No. But it´s easy to find photos that show the placement of the decals.

http://www.starshipmodeler.com/tech/ed_top.jpg

http://www.starshipmodeler.com/tech/ed_gun1.jpg


----------



## Marco Scheloske (May 16, 2000)

Hey, I have those pics right in front of me (I`ve send them to STM once, and I`m working on an ED-209 for a looooong time now).  

The decals are fatastic, but: No chance to get decal paper here in Germany, and even if I would know a shop I don`t have a printer to be able to print them in a good quality.  

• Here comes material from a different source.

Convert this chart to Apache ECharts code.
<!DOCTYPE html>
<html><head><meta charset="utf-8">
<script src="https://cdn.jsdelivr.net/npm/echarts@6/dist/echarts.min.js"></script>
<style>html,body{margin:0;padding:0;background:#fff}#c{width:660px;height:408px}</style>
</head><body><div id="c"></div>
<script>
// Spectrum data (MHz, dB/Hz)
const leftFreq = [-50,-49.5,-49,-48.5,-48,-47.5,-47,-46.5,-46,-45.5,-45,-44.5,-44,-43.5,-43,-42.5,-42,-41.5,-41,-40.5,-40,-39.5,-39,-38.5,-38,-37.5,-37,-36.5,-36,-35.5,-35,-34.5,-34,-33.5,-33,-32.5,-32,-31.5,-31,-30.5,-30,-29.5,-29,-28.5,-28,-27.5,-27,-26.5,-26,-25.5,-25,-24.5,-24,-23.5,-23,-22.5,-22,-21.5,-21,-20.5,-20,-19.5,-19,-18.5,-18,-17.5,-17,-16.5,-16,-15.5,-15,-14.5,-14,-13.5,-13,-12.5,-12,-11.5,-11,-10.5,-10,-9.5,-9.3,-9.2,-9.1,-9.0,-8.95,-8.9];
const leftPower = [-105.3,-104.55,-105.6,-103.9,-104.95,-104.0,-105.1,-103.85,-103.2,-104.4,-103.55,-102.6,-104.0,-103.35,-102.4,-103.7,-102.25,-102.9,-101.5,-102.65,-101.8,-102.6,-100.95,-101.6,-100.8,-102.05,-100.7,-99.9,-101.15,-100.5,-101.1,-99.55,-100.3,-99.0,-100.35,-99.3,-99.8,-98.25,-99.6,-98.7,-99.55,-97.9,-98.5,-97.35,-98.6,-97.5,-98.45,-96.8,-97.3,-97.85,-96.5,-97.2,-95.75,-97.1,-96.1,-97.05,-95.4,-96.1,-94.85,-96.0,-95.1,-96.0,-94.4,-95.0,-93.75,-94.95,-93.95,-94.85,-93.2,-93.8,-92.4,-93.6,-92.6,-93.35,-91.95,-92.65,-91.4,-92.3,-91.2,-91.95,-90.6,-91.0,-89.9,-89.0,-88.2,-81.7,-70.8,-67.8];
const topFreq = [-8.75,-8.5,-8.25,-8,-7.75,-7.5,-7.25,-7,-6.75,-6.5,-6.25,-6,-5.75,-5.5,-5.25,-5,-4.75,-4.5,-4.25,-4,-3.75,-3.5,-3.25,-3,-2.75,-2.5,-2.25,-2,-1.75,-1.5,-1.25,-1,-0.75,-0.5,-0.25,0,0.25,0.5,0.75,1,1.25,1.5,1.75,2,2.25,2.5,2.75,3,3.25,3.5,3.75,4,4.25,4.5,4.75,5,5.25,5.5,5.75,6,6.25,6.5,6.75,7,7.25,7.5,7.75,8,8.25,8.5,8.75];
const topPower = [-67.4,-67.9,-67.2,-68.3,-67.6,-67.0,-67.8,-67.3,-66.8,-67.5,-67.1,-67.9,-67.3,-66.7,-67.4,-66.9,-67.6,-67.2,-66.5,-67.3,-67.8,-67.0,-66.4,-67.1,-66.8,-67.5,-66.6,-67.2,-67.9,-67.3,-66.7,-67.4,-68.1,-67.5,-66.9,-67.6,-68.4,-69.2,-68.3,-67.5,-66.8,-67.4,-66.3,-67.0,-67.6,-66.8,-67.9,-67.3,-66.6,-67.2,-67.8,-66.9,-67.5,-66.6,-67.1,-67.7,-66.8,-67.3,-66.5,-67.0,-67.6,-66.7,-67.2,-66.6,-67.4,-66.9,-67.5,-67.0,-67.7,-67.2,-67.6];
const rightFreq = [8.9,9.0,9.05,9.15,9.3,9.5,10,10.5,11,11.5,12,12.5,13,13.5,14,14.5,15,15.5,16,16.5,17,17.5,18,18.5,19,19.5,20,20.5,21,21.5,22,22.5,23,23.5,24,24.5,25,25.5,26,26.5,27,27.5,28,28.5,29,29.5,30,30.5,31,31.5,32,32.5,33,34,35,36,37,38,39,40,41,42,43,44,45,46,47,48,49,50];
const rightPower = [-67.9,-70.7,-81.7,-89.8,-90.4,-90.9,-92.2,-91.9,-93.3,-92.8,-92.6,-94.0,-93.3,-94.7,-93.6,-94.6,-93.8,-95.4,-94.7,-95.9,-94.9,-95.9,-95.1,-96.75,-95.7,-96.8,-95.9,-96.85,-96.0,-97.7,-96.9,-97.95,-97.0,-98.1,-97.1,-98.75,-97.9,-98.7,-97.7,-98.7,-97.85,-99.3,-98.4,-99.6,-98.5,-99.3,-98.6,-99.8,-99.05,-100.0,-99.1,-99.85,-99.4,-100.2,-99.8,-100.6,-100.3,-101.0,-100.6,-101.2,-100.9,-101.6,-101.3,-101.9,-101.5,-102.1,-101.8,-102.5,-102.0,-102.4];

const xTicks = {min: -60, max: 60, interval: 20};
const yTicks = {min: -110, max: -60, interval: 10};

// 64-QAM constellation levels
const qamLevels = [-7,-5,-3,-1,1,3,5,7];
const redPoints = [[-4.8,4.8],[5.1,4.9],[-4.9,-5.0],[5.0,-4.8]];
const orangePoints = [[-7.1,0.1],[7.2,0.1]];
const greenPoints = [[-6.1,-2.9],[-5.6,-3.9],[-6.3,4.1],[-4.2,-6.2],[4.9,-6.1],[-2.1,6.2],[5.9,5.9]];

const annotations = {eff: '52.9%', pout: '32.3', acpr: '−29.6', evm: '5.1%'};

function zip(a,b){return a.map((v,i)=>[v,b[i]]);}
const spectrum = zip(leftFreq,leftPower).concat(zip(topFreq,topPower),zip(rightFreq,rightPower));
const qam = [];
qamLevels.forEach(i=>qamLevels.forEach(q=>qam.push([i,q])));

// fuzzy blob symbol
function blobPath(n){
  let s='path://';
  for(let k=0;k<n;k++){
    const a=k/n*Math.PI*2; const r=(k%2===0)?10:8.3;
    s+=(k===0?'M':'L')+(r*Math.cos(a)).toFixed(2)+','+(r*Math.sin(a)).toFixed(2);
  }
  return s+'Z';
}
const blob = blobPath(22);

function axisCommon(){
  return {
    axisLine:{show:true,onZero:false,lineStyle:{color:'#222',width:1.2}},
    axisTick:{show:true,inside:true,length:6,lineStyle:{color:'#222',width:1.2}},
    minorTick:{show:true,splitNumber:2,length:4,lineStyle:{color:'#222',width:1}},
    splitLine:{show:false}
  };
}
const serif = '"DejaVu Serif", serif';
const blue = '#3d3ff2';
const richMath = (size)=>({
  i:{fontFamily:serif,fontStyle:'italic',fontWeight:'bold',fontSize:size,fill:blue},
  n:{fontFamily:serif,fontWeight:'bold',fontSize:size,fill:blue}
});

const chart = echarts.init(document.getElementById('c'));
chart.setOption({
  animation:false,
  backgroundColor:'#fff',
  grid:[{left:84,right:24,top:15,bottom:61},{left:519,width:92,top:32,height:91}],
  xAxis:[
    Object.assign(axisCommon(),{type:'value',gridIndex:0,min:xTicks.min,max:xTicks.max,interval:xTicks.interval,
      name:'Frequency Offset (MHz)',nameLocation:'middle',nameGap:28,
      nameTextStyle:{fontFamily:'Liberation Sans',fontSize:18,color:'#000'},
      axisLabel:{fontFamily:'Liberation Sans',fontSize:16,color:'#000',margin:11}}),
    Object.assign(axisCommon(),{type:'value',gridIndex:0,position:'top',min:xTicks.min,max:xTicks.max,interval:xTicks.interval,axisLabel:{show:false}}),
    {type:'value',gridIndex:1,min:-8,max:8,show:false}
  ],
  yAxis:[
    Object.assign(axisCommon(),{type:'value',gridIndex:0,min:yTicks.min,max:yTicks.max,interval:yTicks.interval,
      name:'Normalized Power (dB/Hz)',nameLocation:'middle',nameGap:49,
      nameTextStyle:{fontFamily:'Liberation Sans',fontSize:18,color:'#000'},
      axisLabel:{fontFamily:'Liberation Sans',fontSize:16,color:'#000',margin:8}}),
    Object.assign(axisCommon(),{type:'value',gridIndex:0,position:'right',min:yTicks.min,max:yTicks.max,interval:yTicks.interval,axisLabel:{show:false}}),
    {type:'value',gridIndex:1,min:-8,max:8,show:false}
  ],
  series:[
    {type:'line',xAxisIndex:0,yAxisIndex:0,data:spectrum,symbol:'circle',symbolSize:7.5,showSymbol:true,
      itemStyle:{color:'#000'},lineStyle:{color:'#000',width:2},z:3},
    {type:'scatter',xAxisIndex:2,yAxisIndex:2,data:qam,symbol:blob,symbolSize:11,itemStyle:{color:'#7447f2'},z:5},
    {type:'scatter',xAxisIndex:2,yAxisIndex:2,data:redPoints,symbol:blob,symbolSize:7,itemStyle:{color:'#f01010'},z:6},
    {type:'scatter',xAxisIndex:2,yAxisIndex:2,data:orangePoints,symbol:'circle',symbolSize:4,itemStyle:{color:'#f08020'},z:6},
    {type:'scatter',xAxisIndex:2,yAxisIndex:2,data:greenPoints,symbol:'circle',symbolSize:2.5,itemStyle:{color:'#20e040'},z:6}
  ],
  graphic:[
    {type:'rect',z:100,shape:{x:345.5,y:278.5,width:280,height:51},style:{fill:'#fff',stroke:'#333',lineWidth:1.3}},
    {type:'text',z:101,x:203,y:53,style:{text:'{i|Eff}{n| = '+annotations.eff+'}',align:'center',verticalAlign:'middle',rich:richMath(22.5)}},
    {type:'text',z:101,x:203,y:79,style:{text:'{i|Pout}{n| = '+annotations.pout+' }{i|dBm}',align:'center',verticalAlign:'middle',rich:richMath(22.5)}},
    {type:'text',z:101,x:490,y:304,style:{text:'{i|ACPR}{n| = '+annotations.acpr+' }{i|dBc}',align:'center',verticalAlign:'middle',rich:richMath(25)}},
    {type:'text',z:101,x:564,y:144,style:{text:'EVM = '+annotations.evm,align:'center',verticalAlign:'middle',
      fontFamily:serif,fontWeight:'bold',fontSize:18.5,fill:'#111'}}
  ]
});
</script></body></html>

Someone here who would eventual print the Horizon-variant onto decal paper for me? I`ll pay or trade something for them. 

Pleeeeeeeeaaaaaaaaaaaaase? :dude:


----------



## ArthurPendragon (Jan 4, 2004)

Marco Scheloske said:


> Hey, I have those pics right in front of me (I`ve send them to STM once, and I`m working on an ED-209 for a looooong time now).
> 
> The decals are fatastic, but: No chance to get decal paper here in Germany, and even if I would know a shop I don`t have a printer to be able to print them in a good quality.
> 
> ...


Hey, Marco ! I'll do it with pleasure ! I own you a favour (you got me that Revell Sanger shuttle, remember ???) Juts send me an e-mail with your mail address:

[email protected]

Cheers !!!


----------



## JediPuju (Oct 12, 2009)

Sorry for the bump after 5 years, but these files dont seem to be available anymore from SSM, and I just picked up one of these kits - could anyone send me the files?


----------



## lunadude (Oct 21, 2006)

JediPuju said:


> Sorry for the bump after 5 years, but these files dont seem to be available anymore from SSM, and I just picked up one of these kits - could anyone send me the files?


I found them, using the Wayback Machine.
http://web.archive.org/web/20050831163633/http://www.starshipmodeler.com/tech/cz_mask.htm


----------



## JediPuju (Oct 12, 2009)

Bless you sir!
I did try the way back machine - but obviously didnt try hard enough! 
Once again many many thanks!


----------